Cuesta mucho sacar adelante un nacionalismo español precisamente porque España fue, y en su alma es, un Imperio, una "más-que-nación": España es un proyecto de civilización. Por eso ahora cacarean con la "nación de naciones" y el federalismo, porque intuyen oscuramente que España no es nación jacobina… Es mucho más que eso. Es Imperio que, como decía Schubart, admite franquicias y libertades en sus amplios territorios de los Dos Mundos, admite peculiaridades y diferencias, siempre que les una la Fe.
La pérdida de esa fe, no sólo la fe católica en el sentido religioso, sino la fe en el carácter universal de un imperio-civilización, es lo que hace de nosotros, los modernos españoles, los degenerados, unos anti-clásicos.

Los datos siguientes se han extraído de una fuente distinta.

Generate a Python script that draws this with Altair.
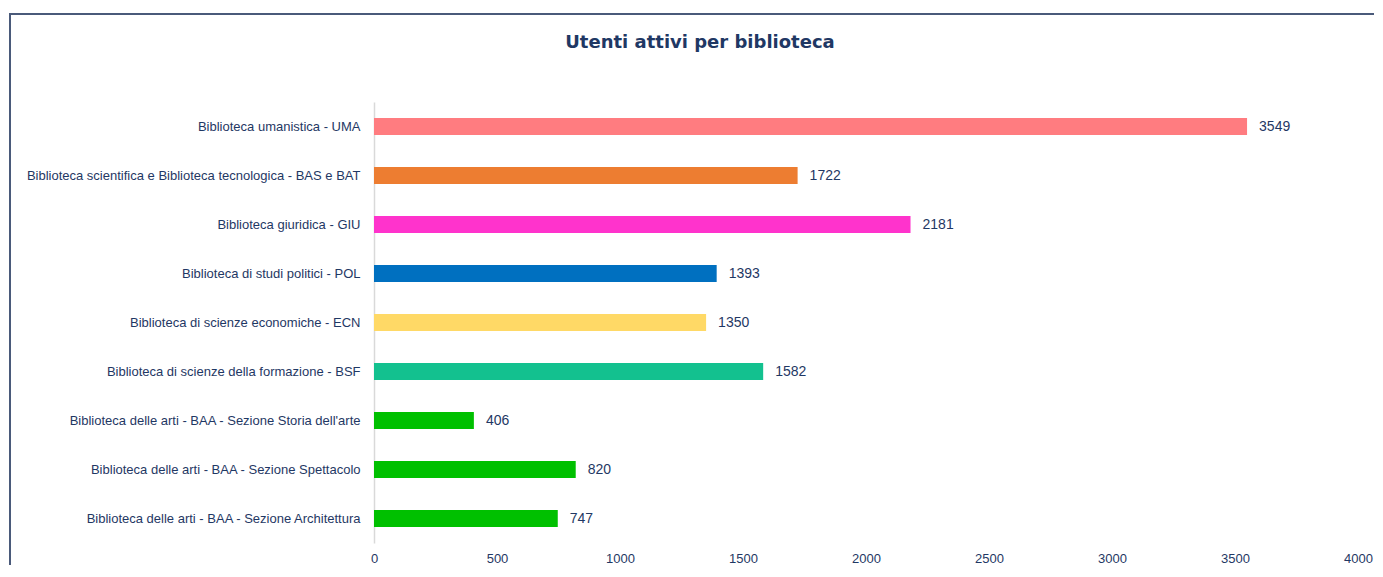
import altair as alt
import pandas as pd

libraries = [
    "Biblioteca umanistica - UMA",
    "Biblioteca scientifica e Biblioteca tecnologica - BAS e BAT",
    "Biblioteca giuridica - GIU",
    "Biblioteca di studi politici - POL",
    "Biblioteca di scienze economiche - ECN",
    "Biblioteca di scienze della formazione - BSF",
    "Biblioteca delle arti - BAA - Sezione Storia dell'arte",
    "Biblioteca delle arti - BAA - Sezione Spettacolo",
    "Biblioteca delle arti - BAA - Sezione Architettura",
]
users = [3549, 1722, 2181, 1393, 1350, 1582, 406, 820, 747]
colors = ["#FF7C80", "#ED7D31", "#FF33CC", "#0070C0", "#FFD966",
          "#13C18F", "#00C000", "#00C000", "#00C000"]
x_ticks = [0, 500, 1000, 1500, 2000, 2500, 3000, 3500, 4000]
title_text = "Utenti attivi per biblioteca"

df = pd.DataFrame({"lib": libraries, "users": users})

NAVY = "#1F3864"
FONT = "Liberation Sans"

base = alt.Chart(df)

y_enc = alt.Y(
    "lib:N",
    sort=None,
    title=None,
    scale=alt.Scale(paddingInner=0.65, paddingOuter=0.325),
    axis=alt.Axis(
        domain=True, domainColor="#D9D9D9", domainWidth=1.5, ticks=False,
        labelPadding=14, labelFontSize=13, labelColor=NAVY, labelFont=FONT,
        labelLimit=400,
    ),
)
x_enc = alt.X(
    "users:Q",
    title=None,
    scale=alt.Scale(domain=[0, 4000], nice=False),
    axis=alt.Axis(
        values=x_ticks, format="d", grid=False, domain=False, ticks=False,
        labelFlush=False, labelPadding=9, labelFontSize=13, labelColor=NAVY,
        labelFont=FONT,
    ),
)

bars = base.mark_bar().encode(
    y=y_enc,
    x=x_enc,
    color=alt.Color("lib:N", scale=alt.Scale(domain=libraries, range=colors), legend=None),
)

values = base.mark_text(align="left", baseline="middle", dx=12, fontSize=14,
                        color=NAVY, font=FONT).encode(
    y=alt.Y("lib:N", sort=None),
    x="users:Q",
    text="users:Q",
)

frame = alt.Chart(alt.Data(values=[{}])).mark_rect(
    fill=None, stroke="#4A5A7A", strokeWidth=2
).encode(
    x=alt.value(-364), x2=alt.value(1100),
    y=alt.value(-88), y2=alt.value(700),
)

title = alt.Chart(alt.Data(values=[{"t": title_text}])).mark_text(
    font="DejaVu Sans", fontSize=18, fontWeight="bold", color=NAVY,
    align="center", baseline="middle",
).encode(
    text="t:N", x=alt.value(326), y=alt.value(-59),
)

chart = alt.layer(frame, title, bars, values).properties(
    width=984,
    height=441,
    background="white",
    autosize=alt.AutoSizeParams(type="none"),
    padding={"left": 366, "top": 94, "right": 16, "bottom": 22},
).configure_view(stroke=None)

chart.save("out.html", embed_options={"renderer": "svg", "actions": False})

Y vuelvo al comienzo de mi reflexión. Lo clásico español, como lo clásico grecorromano, o lo clásico cristiano-fáustico (el románico y el gótico), no se entiende bajo esta noche oscura de pérdida de la fe. Hay un remedio para reencontrarse con lo clásico-español, y no es un remedio nacionalista. No se trata de reinventar un nacionalismo para un Imperio-Civilización como el Hispánico que en sí es plural en cuanto a identidades y territorios. Como dijo Robert Steuckers en una entrevista reciente, la idea de Imperio es, ante todo, una idea espiritual.
Se trata de educar a los muchachos tomando como base nuestro Siglo de Oro (Cervantes, El Escorial, Velázquez), hincando en el suelo de nuestros clásicos y volviendo nuestra legítima herencia (Grecia, Roma). Se trata (y venga ya el atrevimiento, por otro lado nada original) de hispanizar el mundo, empezando por nuestros vecinos al norte de los Pirineos así como los del norte de África. No para dominarles, sino para hacerles saber que nuestro Imperio era (es) mejor y que bajo su Cruz y su Espada la vida era (es) superior. Superior al consumismo laico post-protestante, jacobino o liberal. Superior miles de veces al despotismo mahometano.